Sure, the day alone won’t make you a racing driver. But it’ll get you started. Here are our top-six speed tips from the day...

REACT WITH SOMETHING REPEATABLE

It’s best to counter-steer with a technique that’s repeatable, says V8 Supercar driver Steve Owen. There’s no use saving a yaw movement if you can’t catch the second.


SPORT ESP MAKES YOU QUICKER IN THE WET

During a wet motorkhana competition Daniel Gaunt, ex-A1 GP driver, said leaving ESP half on will make the car faster. It’s electronic brain able to manage slip much better than you.

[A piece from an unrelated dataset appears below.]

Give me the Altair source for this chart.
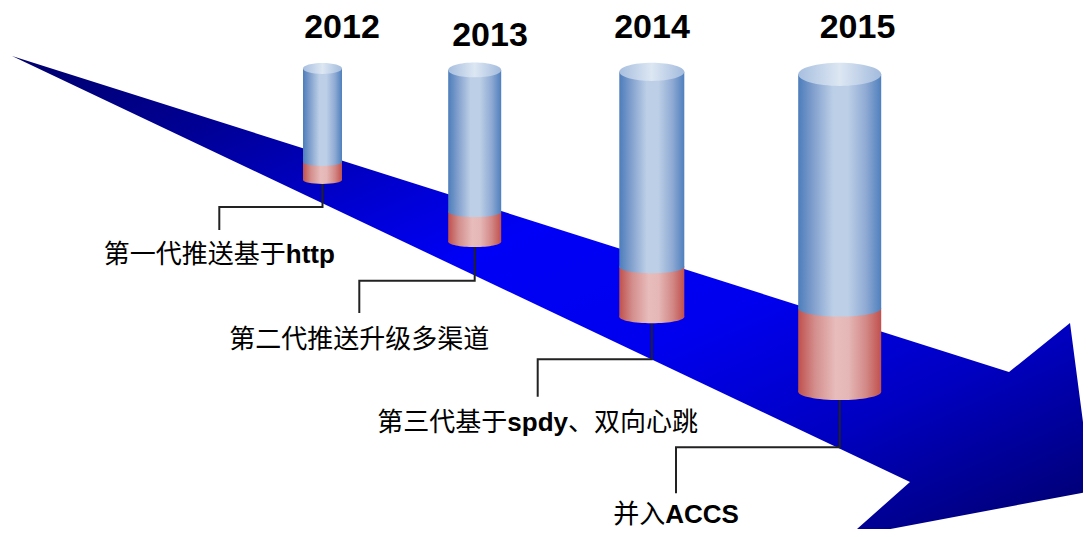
import re
import altair as alt
import pandas as pd

# ---------------- data ----------------
years = ["2012", "2013", "2014", "2015"]
milestones = ["第一代推送基于http", "第二代推送升级多渠道", "第三代基于spdy、双向心跳", "并入ACCS"]

cyl_center = [322.5, 474.7, 651.8, 839.7]
cyl_diameter = [39, 53, 65, 83]
cyl_top = [63.0, 62.5, 62.7, 62.7]
cyl_split = [162.0, 211.7, 266.7, 308.3]
cyl_base = [180.0, 241.7, 316.7, 391.7]

year_x = [342.0, 490.0, 652.0, 857.5]
year_y = [38.3, 46.0, 38.3, 38.3]

elbow_y = [207.0, 280.7, 359.3, 447.3]
label_x = [219.3, 359.3, 537.7, 676.0]
leg_end_y = [230.0, 313.0, 396.7, 493.3]
label_y = [262.5, 347.5, 430.5, 523.0]

arrow_x = [12, 1009, 1070, 1092, 848, 910]
arrow_y = [56, 372, 323, 491, 537, 482]

# ---------------- layout / styles ----------------
W, H = 1075, 521
xs = alt.Scale(domain=[8, 8 + W], nice=False, zero=False)
ys = alt.Scale(domain=[8, 8 + H], nice=False, zero=False, reverse=True)
LID_RATIO = 0.28
BASE_RATIO = 0.2
LID_PATH = f"M -1 0 A 1 {LID_RATIO} 0 1 1 1 0 A 1 {LID_RATIO} 0 1 1 -1 0 Z"
BASE_PATH = f"M -1 0 A 1 {BASE_RATIO} 0 1 1 1 0 A 1 {BASE_RATIO} 0 1 1 -1 0 Z"
LABEL_FS = 26
YEAR_FS = 34
LAT_W = {'h': 0.611, 't': 0.333, 'p': 0.611, 's': 0.556, 'd': 0.611, 'y': 0.556,
         'A': 0.722, 'C': 0.722, 'S': 0.667}


def grad(stops, x2=1, y2=0):
    return alt.LinearGradient(
        gradient="linear",
        stops=[alt.GradientStop(color=c, offset=o) for o, c in stops],
        x1=0, y1=0, x2=x2, y2=y2)


arrow_grad = grad([(0, "#00006c"), (0.16, "#000094"), (0.3, "#0000cc"), (0.42, "#0000f6"),
                   (0.6, "#0000ee"), (0.77, "#0000c2"), (0.95, "#00007a"), (1, "#000070")], x2=1, y2=1)
blue_grad = grad([(0, "#4c7dbb"), (0.2, "#86a3cf"), (0.42, "#bccfe7"), (0.6, "#bccfe6"),
                  (0.82, "#8ea9d3"), (1, "#4f80bd")])
red_grad = grad([(0, "#c0504d"), (0.2, "#d38e8c"), (0.45, "#e7bcbb"), (0.6, "#e5b8b7"),
                 (0.82, "#d28886"), (1, "#c0504d")])
lid_grad = grad([(0, "#a7bfdf"), (0.5, "#dde7f3"), (1, "#a3bbdd")])


def X(f):
    return alt.X(f, type="quantitative", scale=xs, axis=None)


def Y(f):
    return alt.Y(f, type="quantitative", scale=ys, axis=None)


# arrow polygon
arrow_df = pd.DataFrame({"x": arrow_x, "y": arrow_y, "o": list(range(len(arrow_x)))})
arrow = alt.Chart(arrow_df).mark_line(
    interpolate="linear-closed", fill=arrow_grad, strokeWidth=0, strokeOpacity=0
).encode(x=X("x"), y=Y("y"), order=alt.Order("o:Q"))

# cylinders
rows = []
for i in range(len(years)):
    rx = cyl_diameter[i] / 2
    rows.append({
        "cx": cyl_center[i], "x0": cyl_center[i] - rx, "x1": cyl_center[i] + rx,
        "yt": cyl_top[i] + LID_RATIO * rx, "ys": cyl_split[i], "yb": cyl_base[i],
        "s": cyl_diameter[i] ** 2,
    })
cyl_df = pd.DataFrame(rows)
base = alt.Chart(cyl_df)
red_body = base.mark_rect(fill=red_grad).encode(x=X("x0"), x2="x1", y=Y("ys"), y2="yb")
red_base = base.mark_point(filled=True, fill=red_grad, shape=BASE_PATH, opacity=1, strokeWidth=0).encode(
    x=X("cx"), y=Y("yb"), size=alt.Size("s:Q", scale=None))
blue_body = base.mark_rect(fill=blue_grad).encode(x=X("x0"), x2="x1", y=Y("yt"), y2="ys")
blue_split = base.mark_point(filled=True, fill=blue_grad, shape=BASE_PATH, opacity=1, strokeWidth=0).encode(
    x=X("cx"), y=Y("ys"), size=alt.Size("s:Q", scale=None))
lid = base.mark_point(filled=True, fill=lid_grad, shape=LID_PATH, opacity=1, strokeWidth=0).encode(
    x=X("cx"), y=Y("yt"), size=alt.Size("s:Q", scale=None))

# connectors
crow = []
for i in range(len(years)):
    rx = cyl_diameter[i] / 2
    pts = [(cyl_center[i], cyl_base[i] + BASE_RATIO * rx), (cyl_center[i], elbow_y[i]),
           (label_x[i], elbow_y[i]), (label_x[i], leg_end_y[i])]
    for k, (px, py) in enumerate(pts):
        crow.append({"id": i, "o": k, "x": px, "y": py})
conn = alt.Chart(pd.DataFrame(crow)).mark_line(color="#222222", strokeWidth=2).encode(
    x=X("x"), y=Y("y"), detail="id:N", order=alt.Order("o:Q"))

# year labels
year_df = pd.DataFrame({"t": years, "x": year_x, "y": year_y})
year_text = alt.Chart(year_df).mark_text(
    font="Liberation Sans", fontWeight="bold", fontSize=YEAR_FS, align="center",
    baseline="alphabetic", color="#000000").encode(x=X("x"), y=Y("y"), text="t:N")

# milestone labels, CJK runs in regular weight, latin runs in bold
seg_rows = []
for i, s in enumerate(milestones):
    runs = re.findall(r"[A-Za-z]+|[^A-Za-z]+", s)
    widths = []
    for r in runs:
        if re.match(r"[A-Za-z]", r):
            widths.append(sum(LAT_W.get(c, 0.6) for c in r) * LABEL_FS)
        else:
            widths.append(len(r) * LABEL_FS)
    start = label_x[i] - sum(widths) / 2
    for r, w in zip(runs, widths):
        seg_rows.append({"t": r, "x": start, "y": label_y[i],
                         "lat": bool(re.match(r"[A-Za-z]", r))})
        start += w
seg_df = pd.DataFrame(seg_rows)
cjk_text = alt.Chart(seg_df[~seg_df["lat"]]).mark_text(
    font="Noto Sans CJK SC", fontSize=LABEL_FS, align="left", baseline="alphabetic",
    color="#000000").encode(x=X("x"), y=Y("y"), text="t:N")
lat_text = alt.Chart(seg_df[seg_df["lat"]]).mark_text(
    font="Liberation Sans", fontWeight="bold", fontSize=LABEL_FS, align="left",
    baseline="alphabetic", color="#000000").encode(x=X("x"), y=Y("y"), text="t:N")

chart = alt.layer(
    arrow, conn, red_body, red_base, blue_body, blue_split, lid, year_text, cjk_text, lat_text
).properties(
    width=W, height=H, padding=0, background="white",
    autosize=alt.AutoSizeParams(type="none"),
).configure_view(strokeWidth=0)

chart.save("out.html", embed_options={"renderer": "svg", "actions": False})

ROLL CAGES AREN’T FOR SAFETY….

…well, they are. But according to Tomas Mezera, ex-Bathurst winner and the program’s headmaster, engineers are more focused on stiffening a car’s chassis when they design a roll-cage. Drivers are changeable “light bulbs”, he jokes.

SIT LOW, EYES UP

Sitting low down in a car not only helps you feel what the car is doing, but also forces you to raise your vision and look further down the road.

SLOW AND STEADY

Turn into a corner slow and smoothly. Every input should be considered. Remember, where you look, you steer, and that’s where the car will go.


TAKE A REST

That dead pedal underneath the steering wheel? While a convenient rest during cruise control, it’s also a great way to brace yourself during hard driving – keeping your body firmly in place.